You seem to be hesitant to spend the extra $$$ for the larger building and you keep bringing up the possibility of relocating. If you really think that you will be relocating in the next handful of years, hold off and buy the smaller building. You can build big when you get situated in a house where you plan on putting down some roots. In the meantime, you can save a few pennies and have a shop, by buying the smaller unit. $1200 difference will buy a lot of extras for the shop to get it comfortable and productive.

However, if you are planning on staying a while, go with the bigger unit. It will pay for itself in the long run and you will enjoy the extra space.

You must be one motivated individual, moving a building like that can be a task, especially if you are selling a home and moving to another location. I have seen whole houses moved by pros and there is a lot of work involved. They do make it look easy enough to tackle but it gets to be a big job for one guy and a couple of buddies and limited equipment. Just some more thoughts to think about.

I am not trying to discourage the larger building, if I was spending your money, I would go big too.
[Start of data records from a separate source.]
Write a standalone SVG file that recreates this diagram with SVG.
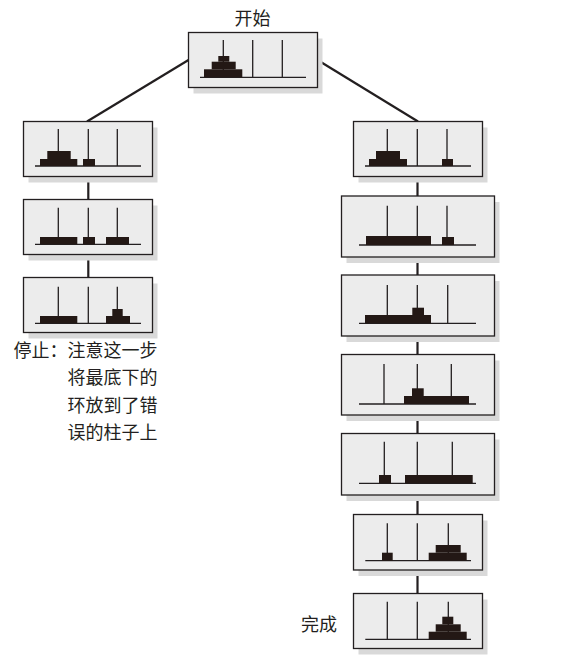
<svg xmlns="http://www.w3.org/2000/svg" width="561" height="662" viewBox="0 0 561 662">
<style>
.sh{fill:#d9d9d9}
.bx{fill:#ececec;stroke:#231f20;stroke-width:1.3}
.peg{stroke:#231f20;stroke-width:1.3;fill:none}
.dk{fill:#231815}
.con{stroke:#231f20;stroke-width:2.2;fill:none}
.t{font-family:"Noto Sans CJK SC",sans-serif;font-size:18px;fill:#231f20}
</style>
<rect width="561" height="662" fill="#ffffff"/>
<g id="connectors">
<line class="con" x1="188.5" y1="60" x2="87" y2="121.5"/>
<line class="con" x1="317.5" y1="60" x2="418" y2="121.5"/>
<line class="con" x1="88.3" y1="176.5" x2="88.3" y2="199.5"/>
<line class="con" x1="88.3" y1="254.5" x2="88.3" y2="277.5"/>
<line class="con" x1="417.5" y1="176.5" x2="417.5" y2="196"/>
<line class="con" x1="417.5" y1="257" x2="417.5" y2="275"/>
<line class="con" x1="417.5" y1="336" x2="417.5" y2="354.5"/>
<line class="con" x1="417.5" y1="415" x2="417.5" y2="433.5"/>
<line class="con" x1="417.5" y1="495" x2="417.5" y2="514.5"/>
<line class="con" x1="417.5" y1="570" x2="417.5" y2="593.5"/>
</g>
<g id="start">
<text class="t" x="252.5" y="25" text-anchor="middle">开始</text>
<rect class="sh" x="193.5" y="38.5" width="129" height="55"/>
<rect class="bx" x="188.5" y="32.5" width="129" height="55"/>
<path class="peg" d="M223.3 40V77.3M252.7 40V77.3M282.3 40V77.3M200 77.3H306"/>
<rect class="dk" x="218.3" y="56" width="11" height="5.7"/>
<rect class="dk" x="211.7" y="61.7" width="24" height="7.6"/>
<rect class="dk" x="204" y="69.3" width="38.3" height="8"/>
</g>
<g id="L1">
<rect class="sh" x="28.5" y="127.5" width="129" height="55"/>
<rect class="bx" x="23.5" y="121.5" width="129" height="55"/>
<path class="peg" d="M58.3 129V166M88.3 129V166M117.3 129V166M35 166H141"/>
<rect class="dk" x="47.3" y="151" width="23.4" height="8"/>
<rect class="dk" x="40" y="159" width="37.3" height="7"/>
<rect class="dk" x="83" y="159" width="12" height="7"/>
</g>
<g id="L2">
<rect class="sh" x="28.5" y="205.5" width="129" height="55"/>
<rect class="bx" x="23.5" y="199.5" width="129" height="55"/>
<path class="peg" d="M58.3 207.7V244.3M88.3 207.7V244.3M117.3 207.7V244.3M35 244.3H141"/>
<rect class="dk" x="40" y="237" width="37.3" height="7.3"/>
<rect class="dk" x="83" y="237" width="12" height="7.3"/>
<rect class="dk" x="106" y="237" width="23" height="7.3"/>
</g>
<g id="L3">
<rect class="sh" x="28.5" y="283.5" width="129" height="55"/>
<rect class="bx" x="23.5" y="277.5" width="129" height="55"/>
<path class="peg" d="M58.3 286.7V323.3M88.3 286.7V323.3M117.3 286.7V323.3M35 323.3H141"/>
<rect class="dk" x="40" y="316" width="37.3" height="7.3"/>
<rect class="dk" x="112.3" y="309" width="10.4" height="7"/>
<rect class="dk" x="106" y="316" width="24" height="7.3"/>
</g>
<g id="stop-note">
<text class="t" x="13.5" y="357">停止：注意这一步</text>
<text class="t" x="67.5" y="384.3">将最底下的</text>
<text class="t" x="67.5" y="411.6">环放到了错</text>
<text class="t" x="67.5" y="438.8">误的柱子上</text>
</g>
<g id="R1">
<rect class="sh" x="358.5" y="127.5" width="129" height="55"/>
<rect class="bx" x="353.5" y="121.5" width="129" height="55"/>
<path class="peg" d="M387.3 129V166M417.3 129V166M447 129V166M365 166H471"/>
<rect class="dk" x="376" y="151" width="24" height="8"/>
<rect class="dk" x="369" y="159" width="38" height="7"/>
<rect class="dk" x="442" y="159" width="11" height="7"/>
</g>
<g id="R2">
<rect class="sh" x="346.5" y="202" width="153" height="61"/>
<rect class="bx" x="341.5" y="196" width="153" height="61"/>
<path class="peg" d="M387.3 205.7V245M417.3 205.7V245M447 205.7V245M359 245H476"/>
<rect class="dk" x="366" y="236" width="65" height="9"/>
<rect class="dk" x="442" y="237" width="12" height="8"/>
</g>
<g id="R3">
<rect class="sh" x="346.5" y="281" width="153" height="61"/>
<rect class="bx" x="341.5" y="275" width="153" height="61"/>
<path class="peg" d="M387.3 285V323.3M417.3 285V323.3M447.7 285V323.3M359 323.3H476"/>
<rect class="dk" x="365" y="315" width="66" height="8.3"/>
<rect class="dk" x="412.3" y="307.7" width="11.7" height="7.3"/>
</g>
<g id="R4">
<rect class="sh" x="346.5" y="360.5" width="153" height="60.5"/>
<rect class="bx" x="341.5" y="354.5" width="153" height="60.5"/>
<path class="peg" d="M384 364V404M417.3 364V404M451.3 364V404M359 404H476"/>
<rect class="dk" x="404" y="396" width="65" height="8"/>
<rect class="dk" x="412" y="388.3" width="11.7" height="7.7"/>
</g>
<g id="R5">
<rect class="sh" x="346.5" y="439.5" width="153" height="61.5"/>
<rect class="bx" x="341.5" y="433.5" width="153" height="61.5"/>
<path class="peg" d="M384.3 441.7V483.3M417.3 441.7V483.3M452.3 441.7V483.3M359 483.3H476"/>
<rect class="dk" x="379" y="475" width="12" height="8.3"/>
<rect class="dk" x="405" y="475" width="67.7" height="8.3"/>
</g>
<g id="R6">
<rect class="sh" x="358.5" y="520.5" width="129" height="55.5"/>
<rect class="bx" x="353.5" y="514.5" width="129" height="55.5"/>
<path class="peg" d="M387.3 523.3V560.7M417.3 523.3V560.7M448.3 523.3V560.7M365.3 560.7H471"/>
<rect class="dk" x="382" y="552.7" width="10.7" height="8"/>
<rect class="dk" x="435.7" y="545" width="25" height="7.7"/>
<rect class="dk" x="428.7" y="552.7" width="38" height="8"/>
</g>
<g id="finish">
<text class="t" x="301" y="630.5">完成</text>
<rect class="sh" x="358.5" y="599.5" width="129" height="55"/>
<rect class="bx" x="353.5" y="593.5" width="129" height="55"/>
<path class="peg" d="M387.3 601.7V639.3M417.3 601.7V639.3M448.3 601.7V639.3M365.3 639.3H471"/>
<rect class="dk" x="442.3" y="616.7" width="11" height="7.6"/>
<rect class="dk" x="435.7" y="624.3" width="25" height="7.4"/>
<rect class="dk" x="428.7" y="631.7" width="38" height="7.6"/>
</g>
</svg>
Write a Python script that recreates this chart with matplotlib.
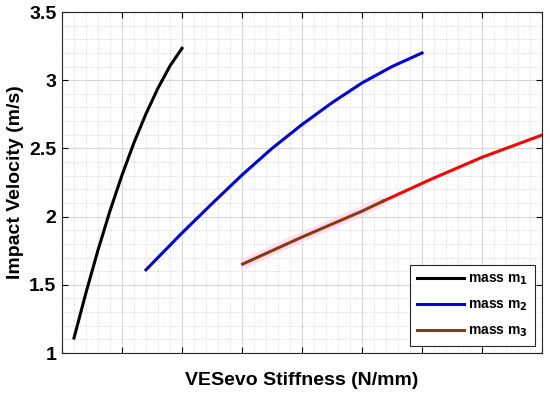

I am just thinking that you are not planning on sticking around at your current location for long.

Another option, that you may have already thought about, is adding on later down the road, when you find the space to be limiting. Adding an attached "lien-to" to the building a year or two later is always something to consider. You may be able to get by without a permit for something like that in your area, check first, but I personally wouldn't hesitate to do it that way.